L’émergence d’une jurisprudence dans ce domaine reflète les nombreux moyens par lesquels les poursuites liées au climat cherchent à influencer les politiques publiques et à obtenir des dédommagements.
Les réclamations dans le cadre de poursuites liées au climat se déclinent généralement en trois catégories :
- Atténuation (obtenir une réduction des émissions de GES)
- Imputation (plaider qu’une partie est tenue de payer pour les dommages allégués résultant des émissions de GES)
- Adaptation (remédier aux prétendues conséquences des émissions de GES)
Environ 1 200 poursuites liées au climat ont été déposées aux États-Unis. Le Canada quant à lui se maintient parmi les cinq territoires où ont été intentées le plus grand nombre de poursuites de cette nature. Les actions relatives aux changements climatiques aux États-Unis sont souvent un signe précurseur d’actions similaires au Canada.
Les répercussions possibles des litiges relatifs aux changements climatiques sont multiples. Par exemple, une nouvelle tendance dans ce domaine est le nombre croissant de poursuites liées aux déclarations des risques d’entreprise associés aux changements climatiques et des plans visant à gérer ces risques. Aucune affaire de cette nature n’est en cours au Canada, mais nous en avons relevé aux moins deux en Australie et un nombre croissant aux États-Unis. Dans le cadre de ces affaires, des actionnaires, dont des caisses de retraite et d’autres types de fonds d’investissement, ont intenté des recours contre des sociétés et des banques pour omission de déclarer les risques d’entreprise associés aux changements climatiques. Dans l’affaire McVeigh v. Australian Retail Employees Superannuation Trust, par exemple, un participant à une caisse de retraite australienne a déposé une poursuite à l’encontre de la caisse de retraite des employés de détail, alléguant que la caisse a enfreint la Corporations Act 2001 en omettant de communiquer l’information sur les risques d’entreprise associés aux changements climatiques et sur tout plan visant à gérer ces risques. Cette affaire traitait notamment de l’obligation de la caisse d’informer ses participants au sujet des risques et des plans liés aux changements climatiques.

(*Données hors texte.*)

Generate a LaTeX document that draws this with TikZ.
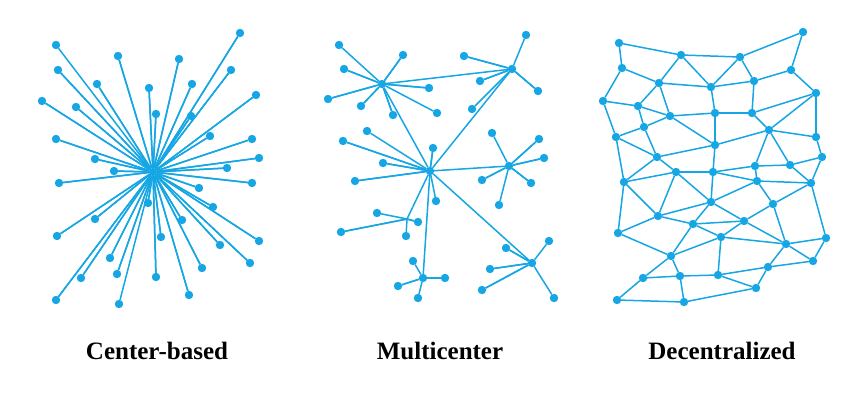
\documentclass[tikz,border=0pt]{standalone}
\usepackage{fontspec}
\setmainfont{Liberation Serif}
\usepackage{tikz}
\usepackage{tkz-graph}
\definecolor{netblue}{RGB}{22,166,228}

\begin{document}
\begin{tikzpicture}[x=0.5pt, y=-0.5pt]
        \GraphInit[vstyle=Simple]
        \SetVertexNoLabel
        \tikzset{VertexStyle/.style={shape=circle, fill=netblue, draw=none, inner sep=0pt, minimum size=4.2pt},
                 EdgeStyle/.style={draw=netblue, line width=0.75pt},
                 caption/.style={font=\fontsize{12.5}{15}\selectfont\bfseries, text=black}}
        \useasboundingbox (0,0) rectangle (865,407);

        % center-based
        \Vertex[x=153,y=172]{C}
        \Vertex[x=56,y=45]{P1} \Vertex[x=118,y=56]{P2} \Vertex[x=179,y=59]{P3} \Vertex[x=240,y=33]{P4}
        \Vertex[x=58,y=70]{P5} \Vertex[x=231,y=70]{P6} \Vertex[x=97,y=84]{P7} \Vertex[x=149,y=88]{P8}
        \Vertex[x=192,y=84]{P9} \Vertex[x=42,y=101]{P10} \Vertex[x=76,y=107]{P11} \Vertex[x=256,y=95]{P12}
        \Vertex[x=156,y=114]{P13} \Vertex[x=191,y=116]{P14} \Vertex[x=56,y=139]{P15} \Vertex[x=210,y=136]{P16}
        \Vertex[x=252,y=139]{P17} \Vertex[x=95,y=159]{P18} \Vertex[x=259,y=158]{P19} \Vertex[x=114,y=171]{P20}
        \Vertex[x=227,y=168]{P21} \Vertex[x=59,y=183]{P22} \Vertex[x=252,y=183]{P23} \Vertex[x=199,y=188]{P24}
        \Vertex[x=148,y=203]{P25} \Vertex[x=213,y=207]{P26} \Vertex[x=95,y=219]{P27} \Vertex[x=182,y=220]{P28}
        \Vertex[x=57,y=236]{P29} \Vertex[x=161,y=237]{P30} \Vertex[x=259,y=241]{P31} \Vertex[x=220,y=245]{P32}
        \Vertex[x=110,y=258]{P33} \Vertex[x=250,y=263]{P34} \Vertex[x=202,y=268]{P35} \Vertex[x=117,y=274]{P36}
        \Vertex[x=81,y=278]{P37} \Vertex[x=156,y=277]{P38} \Vertex[x=189,y=295]{P39} \Vertex[x=56,y=300]{P40}
        \Vertex[x=119,y=304]{P41}
        \Edges(P1,C,P2,C,P3,C,P4,C,P5,C,P6,C,P7,C,P8,C,P9,C,P10,C,P11,C,P12,C,P13,C,P14)
        \Edges(P14,C,P15,C,P16,C,P17,C,P18,C,P19,C,P20,C,P21,C,P22,C,P23,C,P24,C,P25,C,P26,C,P27)
        \Edges(P27,C,P28,C,P29,C,P30,C,P31,C,P32,C,P33,C,P34,C,P35,C,P36,C,P37,C,P38,C,P39,C,P40,C,P41)

        % multicenter
        \Vertex[x=382,y=84]{H1} \Vertex[x=512,y=69]{H2} \Vertex[x=430,y=171]{H3}
        \Vertex[x=509,y=166]{H4} \Vertex[x=423,y=278]{H6} \Vertex[x=532,y=263]{H7}
        \coordinate (J) at (407,219);
        \Vertex[x=339,y=45]{Q1} \Vertex[x=403,y=55]{Q2} \Vertex[x=344,y=69]{Q3} \Vertex[x=328,y=99]{Q4}
        \Vertex[x=429,y=88]{Q5} \Vertex[x=361,y=106]{Q6} \Vertex[x=393,y=115]{Q7} \Vertex[x=437,y=113]{Q8}
        \Vertex[x=526,y=35]{Q9} \Vertex[x=464,y=56]{Q10} \Vertex[x=480,y=81]{Q11} \Vertex[x=538,y=91]{Q12}
        \Vertex[x=472,y=109]{Q13}
        \Vertex[x=367,y=131]{Q14} \Vertex[x=343,y=141]{Q15} \Vertex[x=433,y=148]{Q16} \Vertex[x=383,y=163]{Q17}
        \Vertex[x=355,y=181]{Q18} \Vertex[x=436,y=201]{Q19}
        \Vertex[x=492,y=133]{Q20} \Vertex[x=539,y=139]{Q21} \Vertex[x=544,y=158]{Q22} \Vertex[x=482,y=180]{Q23}
        \Vertex[x=531,y=183]{Q24} \Vertex[x=499,y=205]{Q25}
        \Vertex[x=377,y=213]{Q26} \Vertex[x=418,y=222]{Q27} \Vertex[x=341,y=232]{Q28} \Vertex[x=406,y=236]{Q29}
        \Vertex[x=413,y=261]{Q30} \Vertex[x=445,y=278]{Q31} \Vertex[x=398,y=286]{Q32} \Vertex[x=418,y=298]{Q33}
        \Vertex[x=549,y=241]{Q34} \Vertex[x=506,y=248]{Q35} \Vertex[x=490,y=269]{Q36} \Vertex[x=482,y=290]{Q37}
        \Vertex[x=554,y=298]{Q38}
        \Edges(Q1,H1,Q2,H1,Q3,H1,Q4,H1,Q5,H1,Q6,H1,Q7,H1,Q8)
        \Edges(Q9,H2,Q10,H2,Q11,H2,Q12,H2,Q13)
        \Edges(Q14,H3,Q15,H3,Q16,H3,Q17,H3,Q18,H3,Q19)
        \Edges(Q20,H4,Q21,H4,Q22,H4,Q23,H4,Q24,H4,Q25)
        \Edges(Q26,J,Q27,J,Q28,J,Q29)
        \Edges(Q30,H6,Q31,H6,Q32,H6,Q33)
        \Edges(Q34,H7,Q35,H7,Q36,H7,Q37,H7,Q38)
        \Edges(H1,H2,H3,H1) \Edges(H4,H3,J) \Edges(H6,H3,H7)

        % decentralized
        \Vertex[x=619,y=43]{a1} \Vertex[x=681,y=55]{a2} \Vertex[x=740,y=57]{a3} \Vertex[x=803,y=32]{a4}
        \Vertex[x=622,y=68]{b1} \Vertex[x=659,y=83]{b2} \Vertex[x=711,y=87]{b3} \Vertex[x=754,y=81]{b4}
        \Vertex[x=791,y=70]{b5}
        \Vertex[x=603,y=101]{c1} \Vertex[x=638,y=106]{c2} \Vertex[x=670,y=116]{c3} \Vertex[x=715,y=113]{c4}
        \Vertex[x=752,y=113]{c5} \Vertex[x=816,y=93]{c6}
        \Vertex[x=644,y=127]{d1} \Vertex[x=616,y=137]{d2} \Vertex[x=769,y=130]{d3} \Vertex[x=816,y=137]{d4}
        \Vertex[x=715,y=145]{e1} \Vertex[x=657,y=157]{e2} \Vertex[x=822,y=157]{e3}
        \Vertex[x=755,y=166]{f1} \Vertex[x=790,y=165]{f2} \Vertex[x=676,y=172]{f3} \Vertex[x=713,y=172]{f4}
        \Vertex[x=624,y=182]{g1} \Vertex[x=757,y=181]{g2} \Vertex[x=811,y=183]{g3}
        \Vertex[x=711,y=202]{h1} \Vertex[x=773,y=204]{h2}
        \Vertex[x=658,y=216]{i1} \Vertex[x=693,y=224]{i2} \Vertex[x=744,y=221]{i3}
        \Vertex[x=618,y=233]{j1} \Vertex[x=721,y=237]{j2} \Vertex[x=786,y=244]{j3} \Vertex[x=826,y=238]{j4}
        \Vertex[x=671,y=256]{k1} \Vertex[x=813,y=261]{k2} \Vertex[x=768,y=267]{k3}
        \Vertex[x=643,y=278]{l1} \Vertex[x=680,y=276]{l2} \Vertex[x=718,y=275]{l3} \Vertex[x=756,y=288]{l4}
        \Vertex[x=617,y=300]{m1} \Vertex[x=684,y=302]{m2}
        \Edges(b1,a1,a2,a3,a4,b5,b4,b3,b2,b1,c1,c2,b2,c3,c2,d1,c3,c4,c5,c6,b5)
        \Edges(a2,b2) \Edges(a2,b3,a3,b4,c5,d3,c6,d4,e3,f2,d3,d4) \Edges(b3,c4,e1,c3) \Edges(c1,d2,d1,e2,d2,g1)
        \Edges(e2,e1,d3,f1) \Edges(e1,f4,f3,e2,g1,f3,i1,g1,j1,i1,h1,f3)
        \Edges(f4,f1,f2,g3,g2,f1) \Edges(f4,g2,h1,f4) \Edges(g2,h2,g3,e3) \Edges(g3,j4)
        \Edges(h1,i2,i1) \Edges(h1,i3,h2,j3) \Edges(i2,i3,j2,i2,k1,j1) \Edges(i3,j3,j2,k1)
        \Edges(j2,l3,k3,j3,j4,k2,j3) \Edges(k2,k3,l4,l3,l2,k1,l1,l2,m2,l4) \Edges(l1,m1,m2)

        % captions
        \node[caption] (cap1) at (157,351) {Center-based};
        \node[caption] (cap2) at (440,351) {Multicenter};
        \node[caption] (cap3) at (722,351) {Decentralized};
    \end{tikzpicture}
\end{document}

À la lumière de ces développements récents, les émetteurs canadiens, et tout particulièrement ceux du secteur pétrolier et gazier, devraient veiller à présenter de façon exacte l’information sur ces risques importants pour leurs activités, le cas échéant, et à en rendre compte dans leurs déclarations, en ce qui a trait aux changements climatiques et aux éventualités connexes, comme la réglementation accrue. Récemment, les Autorités canadiennes en valeurs mobilières (les « ACVM ») ont publié l’Avis 51-358 du personnel des ACVM, Information sur les risques liés au changement climatique, qui fournit des indications détaillées pour les émetteurs quant à la présentation de l’information sur les risques importants associés aux changements climatiques. Comme le notent les ACVM : « Les risques liés au changement climatique sont un enjeu courant du monde des affaires. Les émetteurs devraient évaluer ces risques dans leur processus de gestion des risques et de communication de l’information, et doivent indiquer ceux qui sont importants pour leur entreprise. » Par conséquent, les émetteurs canadiens devraient se tenir au fait des avis et de l’orientation des ACVM relativement aux seuils d’importance, à l’horizon temporel, aux mesures du risque et aux autres facteurs applicables aux déclarations des risques associés aux changements climatiques.
Il reste à voir de quelle façon les tribunaux canadiens traiteront les complexités juridiques et politiques des litiges relatifs aux changements climatiques. Un bon nombre de stratégies et de moyens de défense peuvent permettre d’atténuer les risques découlant de cette tendance émergente dans le domaine du litige. Des groupes de pression ne cachent aucunement que les poursuites liées au climat visent en partie à contraindre les sociétés à divulguer des documents qui justifieraient leurs allégations. Par conséquent, les émetteurs canadiens auraient sans doute intérêt à prendre rapidement des mesures énergiques en vue de contrer le risque de s’exposer à de telles actions.